━━━━━ Data for processing ━━━━━

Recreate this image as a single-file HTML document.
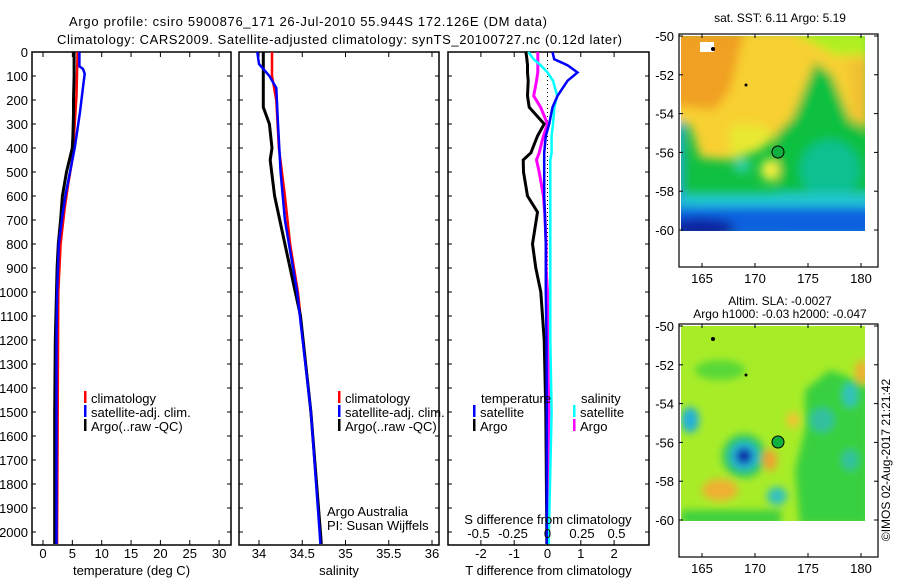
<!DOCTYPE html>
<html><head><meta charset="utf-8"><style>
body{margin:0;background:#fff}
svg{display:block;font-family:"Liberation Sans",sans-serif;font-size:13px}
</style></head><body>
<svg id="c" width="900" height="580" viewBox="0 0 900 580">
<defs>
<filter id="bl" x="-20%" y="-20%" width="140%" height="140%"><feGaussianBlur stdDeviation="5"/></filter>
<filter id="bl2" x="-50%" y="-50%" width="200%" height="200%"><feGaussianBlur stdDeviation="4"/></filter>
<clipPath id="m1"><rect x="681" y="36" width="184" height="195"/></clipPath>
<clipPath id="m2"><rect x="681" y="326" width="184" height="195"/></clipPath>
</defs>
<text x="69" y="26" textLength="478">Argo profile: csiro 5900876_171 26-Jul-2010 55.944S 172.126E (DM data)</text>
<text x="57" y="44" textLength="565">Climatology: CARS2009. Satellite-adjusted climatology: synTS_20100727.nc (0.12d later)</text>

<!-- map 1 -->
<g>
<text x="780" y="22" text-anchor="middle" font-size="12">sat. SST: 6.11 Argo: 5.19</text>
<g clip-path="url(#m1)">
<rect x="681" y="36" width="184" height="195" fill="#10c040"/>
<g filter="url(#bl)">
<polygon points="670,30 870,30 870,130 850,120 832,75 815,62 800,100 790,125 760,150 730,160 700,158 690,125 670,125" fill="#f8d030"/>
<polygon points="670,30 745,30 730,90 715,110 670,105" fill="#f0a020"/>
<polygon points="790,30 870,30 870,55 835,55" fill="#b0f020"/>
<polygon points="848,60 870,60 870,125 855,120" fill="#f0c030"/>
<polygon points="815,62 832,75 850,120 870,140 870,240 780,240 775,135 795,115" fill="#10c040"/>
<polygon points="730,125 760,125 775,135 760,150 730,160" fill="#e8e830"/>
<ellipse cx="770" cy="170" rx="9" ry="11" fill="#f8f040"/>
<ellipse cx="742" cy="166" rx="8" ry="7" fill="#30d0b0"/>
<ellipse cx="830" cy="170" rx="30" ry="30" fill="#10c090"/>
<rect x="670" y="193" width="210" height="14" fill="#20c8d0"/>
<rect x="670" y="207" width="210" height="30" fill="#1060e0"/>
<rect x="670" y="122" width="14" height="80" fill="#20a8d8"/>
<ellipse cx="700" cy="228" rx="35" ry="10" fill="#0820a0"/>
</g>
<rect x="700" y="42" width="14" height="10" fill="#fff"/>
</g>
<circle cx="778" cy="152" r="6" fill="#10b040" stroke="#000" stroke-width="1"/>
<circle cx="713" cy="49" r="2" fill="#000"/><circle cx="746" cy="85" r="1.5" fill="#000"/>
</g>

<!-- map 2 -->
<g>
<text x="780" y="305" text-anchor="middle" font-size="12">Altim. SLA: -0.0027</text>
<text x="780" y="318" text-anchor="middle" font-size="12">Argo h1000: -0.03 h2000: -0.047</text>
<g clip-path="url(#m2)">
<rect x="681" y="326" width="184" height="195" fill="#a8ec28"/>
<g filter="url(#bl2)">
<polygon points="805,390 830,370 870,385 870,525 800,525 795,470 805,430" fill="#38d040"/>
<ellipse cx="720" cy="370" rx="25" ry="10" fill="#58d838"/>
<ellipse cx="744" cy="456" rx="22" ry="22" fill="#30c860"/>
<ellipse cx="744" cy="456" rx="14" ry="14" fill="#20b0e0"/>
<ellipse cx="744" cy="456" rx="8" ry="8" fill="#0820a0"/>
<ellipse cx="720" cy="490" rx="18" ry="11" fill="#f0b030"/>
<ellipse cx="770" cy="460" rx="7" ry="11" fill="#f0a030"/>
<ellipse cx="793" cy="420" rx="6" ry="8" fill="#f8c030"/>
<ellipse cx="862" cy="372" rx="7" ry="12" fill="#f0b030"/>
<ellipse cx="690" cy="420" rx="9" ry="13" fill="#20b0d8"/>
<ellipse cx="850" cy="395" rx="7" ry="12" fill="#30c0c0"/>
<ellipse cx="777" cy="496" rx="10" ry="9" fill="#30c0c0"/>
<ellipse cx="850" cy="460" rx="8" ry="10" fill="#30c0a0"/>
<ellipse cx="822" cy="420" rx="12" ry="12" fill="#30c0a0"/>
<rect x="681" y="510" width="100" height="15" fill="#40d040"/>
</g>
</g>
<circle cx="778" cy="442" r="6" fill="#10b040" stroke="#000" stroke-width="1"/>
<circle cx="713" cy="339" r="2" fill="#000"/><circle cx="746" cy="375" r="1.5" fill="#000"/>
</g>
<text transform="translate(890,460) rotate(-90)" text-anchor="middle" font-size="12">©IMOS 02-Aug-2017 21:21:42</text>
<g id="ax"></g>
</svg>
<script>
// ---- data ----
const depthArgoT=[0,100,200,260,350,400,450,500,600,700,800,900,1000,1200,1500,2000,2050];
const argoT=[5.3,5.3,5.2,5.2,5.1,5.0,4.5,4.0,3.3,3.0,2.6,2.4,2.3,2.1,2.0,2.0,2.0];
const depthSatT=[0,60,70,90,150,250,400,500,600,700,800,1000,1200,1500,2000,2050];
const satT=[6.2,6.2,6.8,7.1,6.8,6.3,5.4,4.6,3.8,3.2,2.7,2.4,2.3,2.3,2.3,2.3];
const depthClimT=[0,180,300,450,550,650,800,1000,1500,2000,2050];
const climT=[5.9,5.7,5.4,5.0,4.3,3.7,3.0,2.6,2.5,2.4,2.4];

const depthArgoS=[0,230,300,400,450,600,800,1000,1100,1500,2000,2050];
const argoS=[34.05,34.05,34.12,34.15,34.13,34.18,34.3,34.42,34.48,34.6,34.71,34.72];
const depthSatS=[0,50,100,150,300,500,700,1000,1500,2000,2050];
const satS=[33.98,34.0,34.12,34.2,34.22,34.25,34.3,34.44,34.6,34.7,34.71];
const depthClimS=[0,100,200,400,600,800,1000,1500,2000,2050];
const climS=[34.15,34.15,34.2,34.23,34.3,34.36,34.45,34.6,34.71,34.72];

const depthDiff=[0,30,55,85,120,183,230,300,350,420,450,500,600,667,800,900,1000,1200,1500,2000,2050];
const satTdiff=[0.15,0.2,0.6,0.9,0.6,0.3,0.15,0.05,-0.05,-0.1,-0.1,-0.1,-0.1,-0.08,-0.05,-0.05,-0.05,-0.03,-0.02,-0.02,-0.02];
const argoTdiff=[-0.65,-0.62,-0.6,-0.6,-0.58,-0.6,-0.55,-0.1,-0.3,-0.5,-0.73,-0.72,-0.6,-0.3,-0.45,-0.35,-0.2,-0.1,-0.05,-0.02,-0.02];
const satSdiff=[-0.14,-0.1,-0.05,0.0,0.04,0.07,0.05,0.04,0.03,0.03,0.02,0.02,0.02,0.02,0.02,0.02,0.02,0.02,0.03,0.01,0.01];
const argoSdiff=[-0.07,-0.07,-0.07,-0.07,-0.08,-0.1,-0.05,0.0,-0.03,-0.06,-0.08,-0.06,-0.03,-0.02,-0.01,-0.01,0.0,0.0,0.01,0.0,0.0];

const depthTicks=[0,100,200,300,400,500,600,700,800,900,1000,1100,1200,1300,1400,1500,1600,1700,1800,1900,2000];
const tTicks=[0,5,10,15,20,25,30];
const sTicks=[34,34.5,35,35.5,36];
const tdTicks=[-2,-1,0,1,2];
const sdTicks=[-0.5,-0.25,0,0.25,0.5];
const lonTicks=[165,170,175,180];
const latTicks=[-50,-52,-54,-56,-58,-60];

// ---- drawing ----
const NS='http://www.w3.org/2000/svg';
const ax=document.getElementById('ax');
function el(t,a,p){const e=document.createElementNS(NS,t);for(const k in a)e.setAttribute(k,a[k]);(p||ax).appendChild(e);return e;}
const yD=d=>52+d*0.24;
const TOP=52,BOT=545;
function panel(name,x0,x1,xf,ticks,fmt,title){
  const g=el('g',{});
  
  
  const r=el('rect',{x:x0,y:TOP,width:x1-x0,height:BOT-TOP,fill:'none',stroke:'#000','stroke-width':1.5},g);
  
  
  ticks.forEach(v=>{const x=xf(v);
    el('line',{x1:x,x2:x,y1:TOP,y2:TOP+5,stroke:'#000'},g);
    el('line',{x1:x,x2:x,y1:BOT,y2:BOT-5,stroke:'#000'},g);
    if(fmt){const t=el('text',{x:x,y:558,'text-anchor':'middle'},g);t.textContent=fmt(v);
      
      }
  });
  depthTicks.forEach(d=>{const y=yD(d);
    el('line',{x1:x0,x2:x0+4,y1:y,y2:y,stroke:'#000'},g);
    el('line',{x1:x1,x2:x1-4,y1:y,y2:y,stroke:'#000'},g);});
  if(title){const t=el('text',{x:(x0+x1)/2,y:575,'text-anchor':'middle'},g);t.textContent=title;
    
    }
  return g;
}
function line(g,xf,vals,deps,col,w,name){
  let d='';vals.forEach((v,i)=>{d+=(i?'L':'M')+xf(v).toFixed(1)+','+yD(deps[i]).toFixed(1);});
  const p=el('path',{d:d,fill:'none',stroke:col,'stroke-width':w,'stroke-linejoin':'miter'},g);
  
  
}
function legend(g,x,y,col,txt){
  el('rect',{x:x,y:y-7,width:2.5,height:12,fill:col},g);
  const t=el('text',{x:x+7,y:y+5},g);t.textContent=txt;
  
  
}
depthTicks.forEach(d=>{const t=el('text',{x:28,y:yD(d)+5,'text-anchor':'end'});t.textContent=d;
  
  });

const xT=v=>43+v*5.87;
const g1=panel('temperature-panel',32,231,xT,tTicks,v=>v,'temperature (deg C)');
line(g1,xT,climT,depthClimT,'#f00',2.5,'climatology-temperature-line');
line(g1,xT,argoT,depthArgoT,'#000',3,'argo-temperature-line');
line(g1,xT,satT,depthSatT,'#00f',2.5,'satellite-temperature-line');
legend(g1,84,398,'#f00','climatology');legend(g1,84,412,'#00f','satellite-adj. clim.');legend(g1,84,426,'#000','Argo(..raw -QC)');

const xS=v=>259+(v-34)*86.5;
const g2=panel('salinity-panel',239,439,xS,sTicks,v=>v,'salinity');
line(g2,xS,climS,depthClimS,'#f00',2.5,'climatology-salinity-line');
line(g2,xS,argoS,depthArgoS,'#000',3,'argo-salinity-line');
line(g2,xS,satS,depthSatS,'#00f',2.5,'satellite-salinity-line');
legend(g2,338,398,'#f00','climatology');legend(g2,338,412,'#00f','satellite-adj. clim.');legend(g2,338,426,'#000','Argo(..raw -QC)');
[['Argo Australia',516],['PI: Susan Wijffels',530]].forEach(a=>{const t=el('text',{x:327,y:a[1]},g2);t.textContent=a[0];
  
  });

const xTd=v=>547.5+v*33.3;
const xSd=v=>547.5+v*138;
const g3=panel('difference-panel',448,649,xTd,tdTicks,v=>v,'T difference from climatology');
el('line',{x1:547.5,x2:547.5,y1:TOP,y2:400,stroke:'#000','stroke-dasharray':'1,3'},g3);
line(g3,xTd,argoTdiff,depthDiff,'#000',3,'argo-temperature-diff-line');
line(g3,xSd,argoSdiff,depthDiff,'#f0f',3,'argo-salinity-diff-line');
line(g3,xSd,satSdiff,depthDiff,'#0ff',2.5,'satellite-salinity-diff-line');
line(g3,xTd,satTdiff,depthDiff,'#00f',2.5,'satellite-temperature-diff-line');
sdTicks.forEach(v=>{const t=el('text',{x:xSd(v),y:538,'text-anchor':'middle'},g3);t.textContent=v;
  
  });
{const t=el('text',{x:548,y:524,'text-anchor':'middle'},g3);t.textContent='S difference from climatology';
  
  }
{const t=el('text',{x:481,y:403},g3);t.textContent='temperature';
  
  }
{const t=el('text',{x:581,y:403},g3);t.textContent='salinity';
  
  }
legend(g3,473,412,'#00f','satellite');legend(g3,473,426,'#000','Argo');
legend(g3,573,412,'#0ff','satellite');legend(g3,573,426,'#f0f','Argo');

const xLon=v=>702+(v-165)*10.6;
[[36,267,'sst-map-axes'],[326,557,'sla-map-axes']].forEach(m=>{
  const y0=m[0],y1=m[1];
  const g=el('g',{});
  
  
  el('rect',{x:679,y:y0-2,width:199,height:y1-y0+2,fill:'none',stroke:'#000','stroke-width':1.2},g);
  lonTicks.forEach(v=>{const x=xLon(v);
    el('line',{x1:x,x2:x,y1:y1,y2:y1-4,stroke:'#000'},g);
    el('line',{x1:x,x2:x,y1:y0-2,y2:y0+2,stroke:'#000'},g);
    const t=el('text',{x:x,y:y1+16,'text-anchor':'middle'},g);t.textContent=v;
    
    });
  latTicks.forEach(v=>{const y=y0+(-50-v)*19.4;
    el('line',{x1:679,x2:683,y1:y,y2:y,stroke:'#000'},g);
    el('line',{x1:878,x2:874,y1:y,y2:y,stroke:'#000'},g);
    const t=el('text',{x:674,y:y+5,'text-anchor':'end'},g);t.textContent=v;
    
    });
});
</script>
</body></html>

━━━━━
━━━━━ Data for processing ━━━━━

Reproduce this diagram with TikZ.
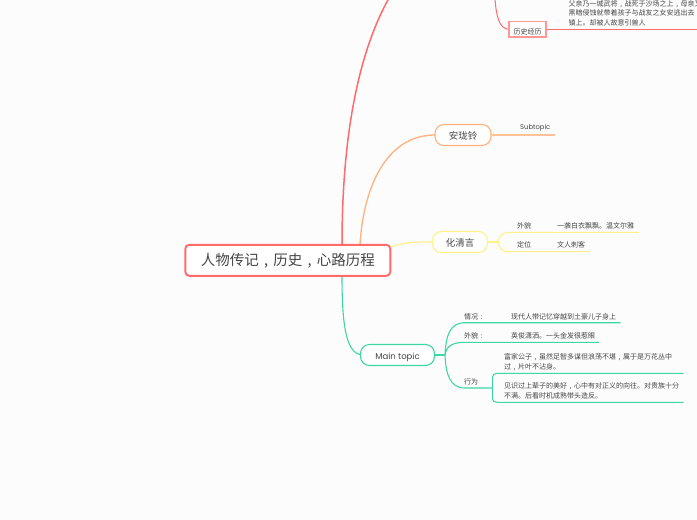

━━━━━

■ Exercise: Looking above, find the stretch of lines that opens with the one holding "Recreate this image" and closes with the one holding "synTS_20100727.nc (0.12d later)</text>". Copy it exactly, pictures excluded.

■ Output for this exercise:
Recreate this image as a single-file HTML document.
<!DOCTYPE html>
<html><head><meta charset="utf-8"><style>
body{margin:0;background:#fff}
svg{display:block;font-family:"Liberation Sans",sans-serif;font-size:13px}
</style></head><body>
<svg id="c" width="900" height="580" viewBox="0 0 900 580">
<defs>
<filter id="bl" x="-20%" y="-20%" width="140%" height="140%"><feGaussianBlur stdDeviation="5"/></filter>
<filter id="bl2" x="-50%" y="-50%" width="200%" height="200%"><feGaussianBlur stdDeviation="4"/></filter>
<clipPath id="m1"><rect x="681" y="36" width="184" height="195"/></clipPath>
<clipPath id="m2"><rect x="681" y="326" width="184" height="195"/></clipPath>
</defs>
<text x="69" y="26" textLength="478">Argo profile: csiro 5900876_171 26-Jul-2010 55.944S 172.126E (DM data)</text>
<text x="57" y="44" textLength="565">Climatology: CARS2009. Satellite-adjusted climatology: synTS_20100727.nc (0.12d later)</text>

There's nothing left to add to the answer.